The claim
“I know your preferred option is for a Graduate Tax. As you know, that is something we also looked at but rejected, partly because we felt it was actually more unfair.”
Deputy Prime Minister Nick Clegg, Letter to NUS President Aaron Porter, 30 November 2010
The background
Deputy Prime Minister Nick Clegg is really up against it with his tuition fees U-turn. Student protests across the country are carrying on despite the snow, over a hundred former Lib Dem parliamentary candidates have called for their party leader to keep the pledge, and to top it all, the guy in change Business Secretary Vince Cable, has said he would abstain from the vote if that’s what the group of MPs agreed.
Today he tried to quell the outcry, with a letter to National Union of Students President Aaron Porter. Don’t “damage our shared goal” of getting more poorer students into University, he pleaded.
And again he claimed the system of university fees of up to £9,000 a year, paid back after the graduate earns £21,000, was fairer than a graduate tax.
But is he right?
The analysis
Now, we should say that “fair” isn’t the same thing as “progressive.”

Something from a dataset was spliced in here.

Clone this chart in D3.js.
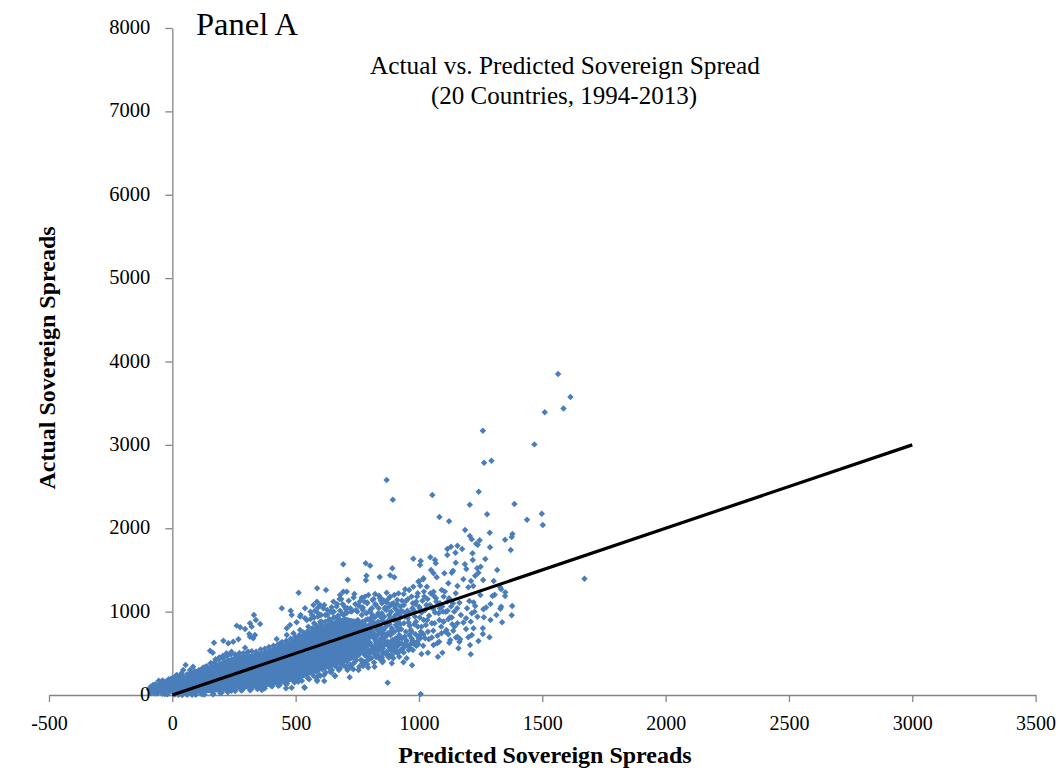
<!DOCTYPE html>
<html>
<head>
<meta charset="utf-8">
<script src="https://cdn.jsdelivr.net/npm/d3@7"></script>
<style>
  body { margin: 0; background: #fff; }
  text { font-family: "Liberation Serif", serif; fill: #000; }
</style>
</head>
<body>
<div id="scatter"></div>
<script>
var xTicks = [-500, 0, 500, 1000, 1500, 2000, 2500, 3000, 3500];
var yTicks = [0, 1000, 2000, 3000, 4000, 5000, 6000, 7000, 8000];

// 45 degree reference line
var lineX = [0, 3000];
var lineY = [0, 3000];

// Points that can be told apart in the picture: the upper tail
var tailX = [1564,1614,1586,1510,1259,1468,1264,1294,869,894,1054,1242,1206,1387,1083,1122,1276,1498,1438,1502,1187,1287,1379,1376,1349,1206,1214,1246,1232,1238,1156,1130,1115,1175,1288,1372,1671,
  1148,1115,1217,1218,1269,1149,1186,1192,1236,1250,1241,1228,1317,1260,1303,1138,1133,1103,1046,1065,1068,1007,1004,977,1049,1059,1072,892,883,900,841,784,802,787,785,693,711,587,623];
var tailY = [3849,3573,3437,3390,3170,3006,2785,2810,2578,2342,2398,2438,2282,2290,2134,2083,2167,2174,2102,2038,1978,1946,1930,1894,1862,1906,1867,1855,1814,1802,1790,1778,1750,1750,1771,1739,1394,
  1706,1679,1699,1619,1631,1586,1567,1511,1519,1538,1466,1430,1499,1379,1367,1490,1466,1459,1651,1619,1579,1607,1559,1634,1499,1459,1411,1519,1435,1411,1415,1579,1550,1430,1375,1567,1382,1279,1259];

// Right side of the cloud, around and under the line
var rightX = [1017,1000,1119,1156,1180,1211,1200,1220,1092,1249,1298,1307,1329,1333,1350,1349,1164,1204,1221,1228,1290,1261,1272,1333,1330,1378,1376,1337,1290,1314,1263,1214,1237,1191,1156,1119,1099,1109,1139,1119,1156,1191,1221,1259,1286,1259,1241,1214,1200,1207,1210,1167,1164,1160,1123,1082,1059,1095,1077,1036,1010,975,972,950,937,852,896,890,873,1007,719,616,537,773,659,587];
var rightY = [1387,1363,1339,1307,1387,1367,1291,1307,1259,1199,1187,1203,1291,1267,1231,1187,1107,1127,1111,1067,1091,1028,1050,1059,1035,1067,956,872,899,959,932,980,939,920,860,908,879,999,771,728,699,791,800,800,692,731,647,719,692,599,488,668,639,560,627,639,599,507,459,507,491,540,356,440,392,392,440,380,147,12,212,168,88,348,228,168];

// Top edge of the cloud
var topX = [512,444,480,538,572,586,599,646,693,707,680,738,768,795,822,842,869,883,917,944,977,998,1018,1032,1059,
  520,545,560,575,590,600,612,628,640,655,668,672,685,698,700,715,722,735,742,750,760,772,781,790,803,812,825,838,850,862,875,888,900,912,925,938,948,960,970,985,995,1005,1020,1035,1045,1060,1070,1085,1100,1115,1130];
var topY = [1227,1040,1011,1040,1079,1119,1079,1052,1239,1239,1199,1211,1167,1199,1211,1160,1227,1179,1219,1267,1299,1359,1399,1299,1239,
  960,900,1000,930,985,880,1040,960,890,1000,1090,930,1150,1060,980,1130,1040,1170,1090,1000,1120,1050,1180,1110,1020,1140,1080,1190,1100,1030,1150,1090,1200,1140,1060,1210,1130,1260,1180,1090,1220,1310,1240,1150,1080,1190,1120,1040,1180,1120,1060];

// Middle and lower part of the loose cloud
var midX = [905,915,928,935,942,955,962,970,980,988,993,1003,1010,1018,1025,1033,1040,1052,1058,1065,1075,1083,1090,1098,1108,1125,1135,1143,1150,1170,1180,1195,1210,1225,
  725,740,755,770,790,805,820,835,850,868,880,905,920,940,958,975,990,1000,880,860,840,900,920,820,800,780];
var midY = [960,880,790,1000,700,920,830,760,1010,880,640,930,820,730,1020,900,670,860,770,990,710,900,820,1000,760,930,850,1000,690,960,870,1040,880,1000,
  330,400,300,410,370,440,340,480,450,520,470,530,460,590,540,640,590,700,620,600,560,640,700,520,500,480];

// Thickest part of the loose cloud, where the markers overlap but still leave gaps
var denseX = [765,771,776,782,787,793,798,804,809,815,820,826,
  768,774,779,785,790,796,801,807,812,818,823,829,
  762,773,783,794,805,816,827,838,849,860,871,882,
  832,837,843,848,854,859,865,870,876,881,887,892,
  835,841,846,852,857,863,868,874,879,885,890,896,
  840,851,862,873,884,895,906,917,928,939,950,961,
  898,903,909,914,920,925,931,936,942,947,953,958,
  900,906,911,917,922,928,933,939,944,950,955,961,
  964,970,975,981,986,992,997,1003,1008,1014,1019,1025,
  967,973,978,984,989,995,1000,1006,1011,1017,1022,1028,
  1030,1036,1041,1047,1052,1058,1063,1069,1074,1080,1085,1091,
  1094,1100,1105,1111,1116,1122,1127,1133,1138,1144,1149,1155,
  745,752,760,767,775,782,790,797,805,812,820,827,
  748,756,763,771,778,786,793,801,808,816,823,831,
  838,846,853,861,868,876,883,891,898,906,913,921,
  835,843,850,858,865,873,880,888,895,903,910,918,
  566,578,591,603,616,628,641,653,666,678,691,703,
  572,584,597,609,622,634,647,659,672,684,697,709,
  560,575,590,605,620,635,650,665,680,695,710,730,
  792,798,805,811,818,824,831,837,844,850,857,863,
  795,801,808,814,821,827,834,840,847,853,860,866,
  722,734,746,758,770,782,794,806,818,830,842,854,
  866,878,890,902,914,926,938,950,962,974,986,998];
var denseY = [640,880,520,760,980,590,840,700,1040,500,930,620,
  960,560,700,900,460,780,1000,540,860,680,1090,460,
  800,1020,620,540,920,740,820,540,980,640,880,560,
  720,1040,600,800,510,940,700,1110,590,850,1000,660,
  880,660,1130,560,780,1050,500,740,960,620,800,1100,
  960,690,620,840,720,580,680,780,620,1080,650,720,
  900,1040,600,980,720,850,1130,560,940,760,1010,870,
  760,840,1090,630,920,1010,680,860,620,980,1150,600,
  980,680,1100,850,730,1180,610,1040,760,1130,900,680,
  780,1040,620,940,1120,820,1060,680,990,590,1180,840,
  1080,760,950,1220,690,1030,860,1160,620,980,1100,740,
  1060,880,1240,780,1010,1160,660,930,1100,820,1220,1040,
  740,900,660,1050,610,840,1100,430,720,960,570,790,
  480,1070,840,680,1120,500,910,630,770,1150,710,540,
  760,1160,890,690,1020,590,920,740,1080,530,810,960,
  980,610,730,1130,860,640,1060,770,920,560,1020,670,
  960,1010,1050,960,1080,1020,1000,1120,1060,1150,1090,1030,
  230,280,240,310,270,330,300,350,320,370,350,400,
  910,860,940,880,960,900,990,930,1010,960,1040,1010,
  680,780,600,880,720,650,830,590,760,920,690,810,
  610,900,740,570,860,700,960,640,790,560,730,870,
  360,310,420,340,380,400,330,440,390,470,430,410,
  490,450,480,520,500,540,510,600,570,620,600,680];

// Rough rim along the top and bottom of the solid core
var rimX = [-70,-40,-22,-5,12,28,45,60,78,92,108,125,
  140,158,172,188,205,222,238,255,272,288,305,322,
  340,358,375,392,410,428,445,462,480,498,515,532,
  550,568,585,602,620,638,655,672,690,708,725,745,
  -70,-40,-20,25,60,95,130,165,195,225,255,285,
  315,345,375,405,435,465,495,525,555,585,615,645,
  675,705,735,765,795,825,855,885,915,945,975,1005];
var rimY = [120,175,165,195,205,225,215,250,265,285,300,330,
  345,375,395,425,440,465,490,485,505,500,510,525,
  520,545,555,575,590,605,635,650,675,700,720,750,
  770,800,830,855,880,910,930,950,970,985,1000,1020,
  18,16,10,2,4,2,6,8,22,32,48,62,
  58,72,80,105,120,135,150,170,190,210,240,270,
  300,340,380,420,450,460,500,540,590,620,650,720];

// Low end of the cloud, including the small group standing above it
var lowX = [54,84,44,72,18,38,153,164,169,207,227,247,268,261,275,295,315,331,339,356,322,312,335,328,315,295,308,423,437,464,477,484,504,518,538,464,491,518,551,
  -95,-88,-78,-68,-55,-45,-30,-15,0,15,-10,30,70,100,120,135,155,175,190,205,220,240,
  -85,-60,-30,10,40,80,120,166,200,240,280,320,363,400,430,457,461,484,535,510,550,600,586,640,660,680,710];
var lowY = [360,340,300,300,240,264,532,508,628,652,620,640,668,832,812,792,860,960,900,852,820,732,720,680,700,568,520,672,620,800,840,960,872,940,920,720,740,780,820,
  70,100,120,130,170,150,160,190,200,230,150,210,250,270,310,340,380,430,450,470,500,520,
  25,20,12,5,0,2,8,12,30,50,55,70,60,110,110,140,80,88,92,160,200,230,180,280,232,320,300];

// Where the markers run together into one solid shape and none can be read
// on its own, only the shape's top and bottom are read off the picture
var coreX = [-90,-50,3,52,100,153,206,262,315,368,437,506,571,640,700,760,800];
var coreTop = [84,156,180,228,276,348,420,480,492,528,600,695,803,880,940,900,800];
var coreBottom = [24,24,12,12,12,24,36,60,72,84,132,168,252,320,380,450,600];

// Set up chart
var svgWidth = 1064;
var svgHeight = 773;

var xScale = d3.scaleLinear().domain([-500, 3500]).range([49, 1035.6]);
var yScale = d3.scaleLinear().domain([0, 8000]).range([695, 28]);

var svg = d3.select("#scatter")
  .append("svg")
  .attr("width", svgWidth)
  .attr("height", svgHeight);

// Axis lines go under the markers
var bottomAxis = d3.axisBottom(xScale)
  .tickValues(xTicks)
  .tickSize(7)
  .tickSizeOuter(0)
  .tickPadding(14)
  .tickFormat(d => String(d));

var leftAxis = d3.axisLeft(yScale)
  .tickValues(yTicks)
  .tickSize(7)
  .tickSizeOuter(0)
  .tickFormat("");

var xAxisGroup = svg.append("g")
  .attr("transform", `translate(0, ${yScale(0)})`)
  .call(bottomAxis);

var yAxisGroup = svg.append("g")
  .attr("transform", `translate(${xScale(0)}, 0)`)
  .call(leftAxis);

svg.selectAll(".domain, .tick line")
  .attr("stroke", "#868686")
  .attr("stroke-width", 1.3);

xAxisGroup.selectAll("text")
  .attr("font-size", 20)
  .attr("font-family", "Liberation Serif");

// Solid core of the cloud
var coreArea = d3.area()
  .x(d => xScale(coreX[d]))
  .y0(d => yScale(coreBottom[d]))
  .y1(d => yScale(coreTop[d]));

svg.append("path")
  .attr("d", coreArea(d3.range(coreX.length)))
  .attr("fill", "#4a7ebb");

// Add points on the graph
var pointData = [];
[[tailX, tailY], [rightX, rightY], [topX, topY], [midX, midY], [denseX, denseY], [rimX, rimY], [lowX, lowY]].forEach(function(group) {
  group[0].forEach(function(x, i) {
    pointData.push({ x: x, y: group[1][i] });
  });
});

var marker = d3.symbol().type(d3.symbolSquare).size(21);

svg.append("g")
  .selectAll("path")
  .data(pointData)
  .enter()
  .append("path")
  .attr("d", marker)
  .attr("transform", d => `translate(${xScale(d.x)}, ${yScale(d.y)}) rotate(45)`)
  .attr("fill", "#4a7ebb");

// Reference line
var line = d3.line()
  .x(d => xScale(lineX[d]))
  .y(d => yScale(lineY[d]));

svg.append("path")
  .attr("d", line(d3.range(lineX.length)))
  .attr("fill", "none")
  .attr("stroke", "#000")
  .attr("stroke-width", 3.2);

// y tick labels sit on top of the markers
var yLabelGroup = svg.append("g")
  .attr("transform", `translate(${xScale(0)}, -1)`)
  .call(d3.axisLeft(yScale).tickValues(yTicks).tickSize(0).tickPadding(22).tickFormat(d => String(d)));

yLabelGroup.select(".domain").remove();
yLabelGroup.selectAll("text")
  .attr("font-size", 20.5)
  .attr("font-family", "Liberation Serif");

// Titles
svg.append("text")
  .attr("x", 196)
  .attr("y", 35)
  .attr("font-size", 32.5)
  .text("Panel A");

svg.append("text")
  .attr("x", 565)
  .attr("y", 74)
  .attr("text-anchor", "middle")
  .attr("font-size", 25.3)
  .text("Actual vs. Predicted Sovereign Spread");

svg.append("text")
  .attr("x", 564)
  .attr("y", 104)
  .attr("text-anchor", "middle")
  .attr("font-size", 25)
  .text("(20 Countries, 1994-2013)");

// Create axes labels
svg.append("text")
  .attr("x", 545)
  .attr("y", 763)
  .attr("text-anchor", "middle")
  .attr("font-size", 24)
  .attr("font-weight", "bold")
  .text("Predicted Sovereign Spreads");

svg.append("text")
  .attr("transform", "translate(55, 358) rotate(-90)")
  .attr("text-anchor", "middle")
  .attr("font-size", 24)
  .attr("font-weight", "bold")
  .text("Actual Sovereign Spreads");
</script>
</body>
</html>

But we have looked before at how progressive the system really can be when those earning the most will pay off their loan more quickly, and so incur less interest on that loan. With those earning under £21,000 not repaying anything, it is middle earners who will be paying back the most.
There is one other problem with today’s claim – the thorny issue of a graduate tax. It’s something that Ed Miliband has said he is interested in, but there isn’t agreement in his shadow cabinet. Exactly what they will end up proposing is still the subject of one of those blank sheets Mr Miliband talked about.

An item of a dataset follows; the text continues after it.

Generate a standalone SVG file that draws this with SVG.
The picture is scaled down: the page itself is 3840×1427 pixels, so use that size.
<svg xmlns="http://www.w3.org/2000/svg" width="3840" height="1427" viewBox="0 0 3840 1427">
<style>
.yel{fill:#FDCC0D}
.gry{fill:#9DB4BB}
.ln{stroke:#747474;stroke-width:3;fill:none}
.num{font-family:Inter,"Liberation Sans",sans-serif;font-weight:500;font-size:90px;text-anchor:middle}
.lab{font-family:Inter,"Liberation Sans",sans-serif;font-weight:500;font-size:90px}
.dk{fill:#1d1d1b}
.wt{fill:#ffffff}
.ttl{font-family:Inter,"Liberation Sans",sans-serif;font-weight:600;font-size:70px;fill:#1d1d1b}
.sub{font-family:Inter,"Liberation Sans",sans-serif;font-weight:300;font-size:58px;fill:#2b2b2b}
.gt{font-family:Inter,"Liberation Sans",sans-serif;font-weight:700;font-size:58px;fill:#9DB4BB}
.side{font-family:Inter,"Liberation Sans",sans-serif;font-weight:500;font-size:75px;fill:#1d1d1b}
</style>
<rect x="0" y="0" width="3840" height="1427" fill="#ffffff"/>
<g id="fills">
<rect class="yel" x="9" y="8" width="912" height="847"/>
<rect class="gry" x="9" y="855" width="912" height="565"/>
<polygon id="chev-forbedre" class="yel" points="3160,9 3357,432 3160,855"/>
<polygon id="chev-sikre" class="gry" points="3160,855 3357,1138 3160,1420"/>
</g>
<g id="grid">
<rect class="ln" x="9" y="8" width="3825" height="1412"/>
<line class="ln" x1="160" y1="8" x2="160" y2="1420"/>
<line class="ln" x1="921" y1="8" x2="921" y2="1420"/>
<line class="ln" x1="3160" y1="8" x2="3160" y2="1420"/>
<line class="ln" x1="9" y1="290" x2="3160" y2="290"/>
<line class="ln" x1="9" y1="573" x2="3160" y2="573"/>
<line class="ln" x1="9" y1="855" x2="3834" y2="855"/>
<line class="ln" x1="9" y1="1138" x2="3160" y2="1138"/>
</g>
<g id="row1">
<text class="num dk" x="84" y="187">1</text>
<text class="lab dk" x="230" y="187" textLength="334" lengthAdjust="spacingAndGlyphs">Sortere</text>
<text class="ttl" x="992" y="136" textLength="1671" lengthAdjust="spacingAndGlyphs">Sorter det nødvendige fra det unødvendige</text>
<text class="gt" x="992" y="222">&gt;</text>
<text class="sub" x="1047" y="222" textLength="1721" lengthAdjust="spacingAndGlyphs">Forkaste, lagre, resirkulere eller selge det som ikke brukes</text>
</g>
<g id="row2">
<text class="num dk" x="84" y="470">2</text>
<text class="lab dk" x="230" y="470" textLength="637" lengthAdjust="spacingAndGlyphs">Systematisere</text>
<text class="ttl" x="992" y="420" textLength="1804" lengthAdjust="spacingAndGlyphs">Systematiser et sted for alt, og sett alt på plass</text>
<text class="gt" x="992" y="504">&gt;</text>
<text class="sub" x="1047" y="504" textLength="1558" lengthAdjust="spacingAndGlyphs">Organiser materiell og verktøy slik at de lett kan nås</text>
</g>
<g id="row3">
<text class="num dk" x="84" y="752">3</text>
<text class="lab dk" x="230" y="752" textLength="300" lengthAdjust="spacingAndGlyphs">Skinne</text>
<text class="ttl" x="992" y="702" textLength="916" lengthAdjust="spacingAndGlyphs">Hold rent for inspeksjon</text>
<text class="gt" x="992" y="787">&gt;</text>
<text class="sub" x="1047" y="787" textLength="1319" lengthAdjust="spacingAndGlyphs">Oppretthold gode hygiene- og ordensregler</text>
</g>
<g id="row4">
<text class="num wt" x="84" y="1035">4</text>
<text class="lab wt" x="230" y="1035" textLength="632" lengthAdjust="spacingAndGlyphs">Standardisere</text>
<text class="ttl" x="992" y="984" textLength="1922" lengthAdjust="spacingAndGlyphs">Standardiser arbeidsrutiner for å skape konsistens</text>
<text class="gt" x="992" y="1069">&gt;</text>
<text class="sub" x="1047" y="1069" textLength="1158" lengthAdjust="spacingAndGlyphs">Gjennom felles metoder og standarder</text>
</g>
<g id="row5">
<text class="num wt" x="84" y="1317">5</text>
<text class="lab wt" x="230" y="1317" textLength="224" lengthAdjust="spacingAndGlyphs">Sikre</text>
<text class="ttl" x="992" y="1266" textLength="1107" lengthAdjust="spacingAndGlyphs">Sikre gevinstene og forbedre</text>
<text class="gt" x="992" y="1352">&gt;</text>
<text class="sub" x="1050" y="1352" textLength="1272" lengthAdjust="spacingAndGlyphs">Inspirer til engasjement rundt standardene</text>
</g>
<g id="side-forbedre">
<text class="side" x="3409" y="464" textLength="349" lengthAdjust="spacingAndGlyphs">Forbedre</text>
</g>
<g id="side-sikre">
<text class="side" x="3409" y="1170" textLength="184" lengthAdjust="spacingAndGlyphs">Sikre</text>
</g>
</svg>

Mr Clegg says “people on below-average incomes would end up paying more (with a graduate tax) than they would under our proposals.” Now, if a uniform graduate tax was charged on all taxable income, Mr Clegg might have a point, and this model of a graduate tax was rejected by Lord Browne in his review of higher education.
Under the system the government are pushing, those earning less than £21,000 will not pay anything, whereas, the Conservative party calculate, those same people would pay £290 a year (assuming they pay on all taxable income and at a rate of 2 per cent) under a uniform graduate tax.
As yet, though, there is no consensus about how a graduate tax would actually be formulated. Claire Callendar, Professor of Higher Education Policy at Birkbeck, said that a graduate tax is “completely untried and untested” and such a tax doesn’t exist anywhere in the world.
The NUS came up with their proposal of how it would work, University think-tank Million+ have come up with another, and so on. Each of these include different tax levels, different earning levels at which the tax could kick in and whether to end the tax after a certain amount has been collected or after a certain period of time. All of which could impact on how the tax could compare to the government’s system in the “progressive” stakes.
The verdict
It is unlikely Mr Clegg’s letter would have satisfied his opponents on tuition fees, and it certainly didn’t deter students from taking to the streets again today. But most of all, it is difficult for Mr Clegg to make comparisons of “fairness” with a graduate tax when there are still so many different versions in the offing.